Forthcoming Publications

Drafts of the below papers have been completed and are awaiting publication. Please get in touch if you’d like to see any of them.


Drifting with Snails: Extinction Stories from Hawai‘i

For Kaori Nagai (ed.) (2022), Maritime Animals, Penn State University Press: University Park, PA.

The Hawaiian Islands were once home to one of the most diverse assemblages of terrestrial snails found anywhere on earth. Today, the majority of these species are thought to be extinct and most of those that remain are threatened. This chapter explores this context of loss, asking what it means and why it matters that so much of Hawai’i’s rich snail diversity is disappearing. It does so, however, through a focus on one very particular question: how did a global centre of terrestrial snail diversity end up out in the middle of the Pacific Ocean? Snails, after all, are not commonly known for their propensity to undertake long journeys—not by land, and certainly not by sea. So, how did they all get to this most remote oceanic archipelago? Equally as importantly at our present time, how might these ongoing extinctions be understood differently if we pay attention to snail voyages across vast oceans, both literal and temporal? What might this context help us to see, appreciate, and perhaps hold onto?

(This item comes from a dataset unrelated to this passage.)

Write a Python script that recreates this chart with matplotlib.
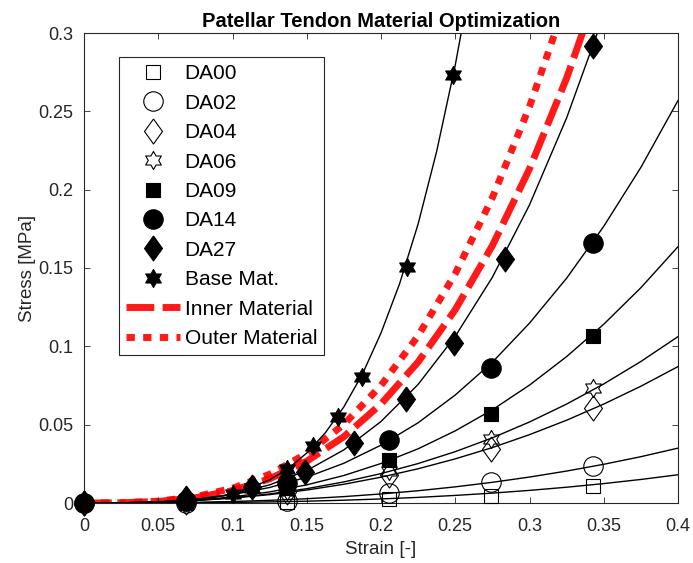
import numpy as np
import matplotlib
matplotlib.use("Agg")
import matplotlib.pyplot as plt
from matplotlib.ticker import FormatStrFormatter

plt.rcParams['font.family'] = ['Liberation Sans', 'DejaVu Sans']

# measured points (strain, stress in MPa)
strain_da = [0, 0.0685, 0.137, 0.2055, 0.274, 0.3425]
da00 = [0, 0.0002, 0.0008, 0.0024, 0.0047, 0.0108]
da02 = [0, 0.0003, 0.0015, 0.0062, 0.0136, 0.0236]
da04 = [0, 0.0008, 0.0068, 0.0179, 0.0343, 0.0604]
da06 = [0, 0.0009, 0.0075, 0.0205, 0.0408, 0.0732]
da09 = [0, 0.0010, 0.0093, 0.0274, 0.0568, 0.1066]
da14 = [0, 0.0015, 0.0130, 0.0402, 0.0864, 0.1658]

strain_da27 = [0, 0.0685, 0.113, 0.149, 0.182, 0.217, 0.249, 0.2835, 0.343]
da27 = [0, 0.003, 0.010, 0.020, 0.038, 0.0662, 0.102, 0.156, 0.292]

strain_base = [0, 0.1, 0.113, 0.137, 0.1544, 0.1713, 0.187, 0.2173, 0.2487]
base = [0, 0.0055, 0.0096, 0.022, 0.0364, 0.0547, 0.0806, 0.1508, 0.2732]

# fitted curves
curve_strain = [0, 0.025, 0.05, 0.075, 0.1, 0.125, 0.15, 0.175, 0.2, 0.225,
                0.25, 0.275, 0.3, 0.325, 0.35, 0.375, 0.4]
fit00 = [0, 0.00001, 0.00005, 0.00017, 0.00037, 0.0007, 0.00116, 0.00178, 0.00259,
         0.00359, 0.00484, 0.00631, 0.00805, 0.01007, 0.01239, 0.01503, 0.01803]
fit02 = [0, 0.00003, 0.00016, 0.00045, 0.00095, 0.0017, 0.00273, 0.00408, 0.00578,
         0.00783, 0.01031, 0.01321, 0.01656, 0.02039, 0.02471, 0.02956, 0.03502]
fit04 = [0, 0.00011, 0.00059, 0.00157, 0.00312, 0.00534, 0.00827, 0.01196, 0.01648,
         0.02185, 0.02818, 0.03538, 0.04362, 0.05284, 0.06315, 0.07453, 0.08708]
fit06 = [0, 0.0001, 0.00059, 0.00162, 0.00332, 0.0058, 0.00915, 0.01345, 0.01877,
         0.02518, 0.03278, 0.04159, 0.05172, 0.06315, 0.076, 0.09032, 0.1062]
fit09 = [0, 0.00009, 0.0006, 0.00178, 0.00388, 0.00709, 0.01158, 0.01756, 0.02522,
         0.03459, 0.04605, 0.05951, 0.07525, 0.09346, 0.1141, 0.1374, 0.1636]
fit14 = [0, 0.00011, 0.00076, 0.00237, 0.0053, 0.00991, 0.01647, 0.02536, 0.03692,
         0.05122, 0.06893, 0.08987, 0.1148, 0.1435, 0.1766, 0.2142, 0.2569]
fit27 = [0, 0.00007, 0.00062, 0.00225, 0.00565, 0.01157, 0.02072, 0.03391, 0.05203,
         0.07571, 0.1064, 0.1441, 0.1903, 0.2458, 0.3113]

base_fit_strain = [0, 0.025, 0.05, 0.075, 0.1, 0.125, 0.1375, 0.15, 0.1625, 0.175,
                   0.1875, 0.2, 0.2125, 0.225, 0.2375, 0.25, 0.2625]
base_fit = [0, 0.00002, 0.0003, 0.00168, 0.00567, 0.01471, 0.022, 0.0319, 0.0448,
            0.06137, 0.0823, 0.1085, 0.1399, 0.1781, 0.2245, 0.2795, 0.3437]

# optimized materials
mat_strain = [0, 0.025, 0.05, 0.075, 0.1, 0.125, 0.15, 0.175, 0.2, 0.225, 0.25,
              0.275, 0.3, 0.325, 0.35]
inner = [0, 0.00012, 0.00099, 0.00333, 0.0079, 0.01543, 0.02666, 0.04234, 0.0632,
         0.09, 0.1234, 0.1643, 0.2133, 0.2712, 0.3388]
outer = [0, 0.00015, 0.00117, 0.00395, 0.00937, 0.0183, 0.0316, 0.0502, 0.075,
         0.1067, 0.1464, 0.1949, 0.253, 0.3217, 0.4018]

# marker shapes: tall diamond and six-pointed star
diamond = [(0, 1), (0.72, 0), (0, -1), (-0.72, 0), (0, 1)]
k = np.arange(12)
ang = np.deg2rad(90 + 30 * k)
rad = np.where(k % 2 == 0, 1.0, 0.577)
hexagram = list(zip(rad * np.cos(ang), rad * np.sin(ang))) + [(0, 1)]

gray = '#262626'

fig = plt.figure(figsize=(6.93, 5.63), dpi=100)
ax = fig.add_axes([84 / 693, 60 / 563, 594 / 693, 470 / 563])

# red material curves underneath
h_in, = ax.plot(mat_strain, inner, color='red', lw=5, alpha=0.9,
                dashes=(4, 1.2), dash_capstyle='butt', label='Inner Material', zorder=1)
h_out, = ax.plot(mat_strain, outer, color='red', lw=5, alpha=0.9,
                 dashes=(1.2, 1.2), dash_capstyle='butt', label='Outer Material', zorder=1)

fits = [(curve_strain, fit00), (curve_strain, fit02), (curve_strain, fit04),
        (curve_strain, fit06), (curve_strain, fit09), (curve_strain, fit14),
        (curve_strain[:len(fit27)], fit27), (base_fit_strain, base_fit)]
for fx, fy in fits:
    ax.plot(fx, fy, color='k', lw=1.0, zorder=2)

series = [
    (strain_da, da00, 's', 10, 'none', 'DA00'),
    (strain_da, da02, 'o', 14, 'none', 'DA02'),
    (strain_da, da04, diamond, 18, 'none', 'DA04'),
    (strain_da, da06, hexagram, 13, 'none', 'DA06'),
    (strain_da, da09, 's', 10.5, 'k', 'DA09'),
    (strain_da, da14, 'o', 14, 'k', 'DA14'),
    (strain_da27, da27, diamond, 18, 'k', 'DA27'),
    (strain_base, base, hexagram, 13, 'k', 'Base Mat.'),
]
handles = []
for sx, sy, m, ms, fc, lab in series:
    h, = ax.plot(sx, sy, ls='none', marker=m, ms=ms, mfc=fc, mec='k', mew=0.8,
                 label=lab, zorder=3, clip_on=False)
    handles.append(h)
handles += [h_in, h_out]

ax.set_xlim(0, 0.4)
ax.set_ylim(0, 0.3)
ax.set_xticks(np.arange(0, 0.401, 0.05))
ax.set_yticks(np.arange(0, 0.301, 0.05))
ax.xaxis.set_major_formatter(FormatStrFormatter('%g'))
ax.yaxis.set_major_formatter(FormatStrFormatter('%g'))
ax.tick_params(direction='in', top=True, right=True, length=4.5, width=0.6,
               colors=gray, labelsize=13)
ax.tick_params(axis='x', pad=11)
ax.tick_params(axis='y', pad=8)
for sp in ax.spines.values():
    sp.set_color(gray)
    sp.set_linewidth(0.8)

ax.set_xlabel('Strain [-]', fontsize=13.5, color=gray, labelpad=4)
ax.set_ylabel('Stress [MPa]', fontsize=13.5, color=gray, labelpad=1)
ax.set_title('Patellar Tendon Material Optimization', fontsize=14.5,
             fontweight='bold', pad=4)

leg = ax.legend(handles=handles, loc='upper left', bbox_to_anchor=(0.0589, 0.949),
                borderaxespad=0, fontsize=15, handlelength=2.6, handletextpad=0.2,
                labelspacing=0.5, borderpad=0.35, fancybox=False, framealpha=1,
                edgecolor=gray)
leg.get_frame().set_linewidth(0.8)
leg.set_zorder(5)

fig.savefig('out.png', dpi=100)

Military Snails: Multispecies Solidarities in Hawai‘i

For Environmental Humanities in Oceania and the Pacific Islands, Rebecca H. Hogue and Craig Santos Perez (eds.), University of Washington Press.

Mākua Valley on the island of O‘ahu is a place in which snail conservation, the US Army, and Kānaka Maoli (Native Hawaiian) claims to access land and cultural sites, are all brought into dynamic tension. Over roughly the past 100 years, the Army have used this valley for live-fire and other exercises, excluding people while also blowing up and burning the habitat of critically endangered land snails and other species. Snails and some local people are drawn together here into a powerful multispecies solidarity centered on efforts to conserve the biological and cultural heritage of this place in the context of deep histories and ongoing realities of both colonization and militarization. In telling this story, this chapter aims to draw out how the history of struggles over this valley was shaped by a particular snail species, Achatinella mustelina: by its specific evolution, life history, and ecology. In so doing, it aims to highlight the importance of multispecies solidarities, of the particular possibilities that different, other-than-human, beings open up and foreclose as allies in struggles for more livable worlds.


Ethical conference economies?: Reimagining the costs of convening academic communities when moving online

Authored by Bastian, M., Flatø, E. H., Baraitser, L., Jordheim, H., Salisbury, L., & van Dooren, T. Paper under review.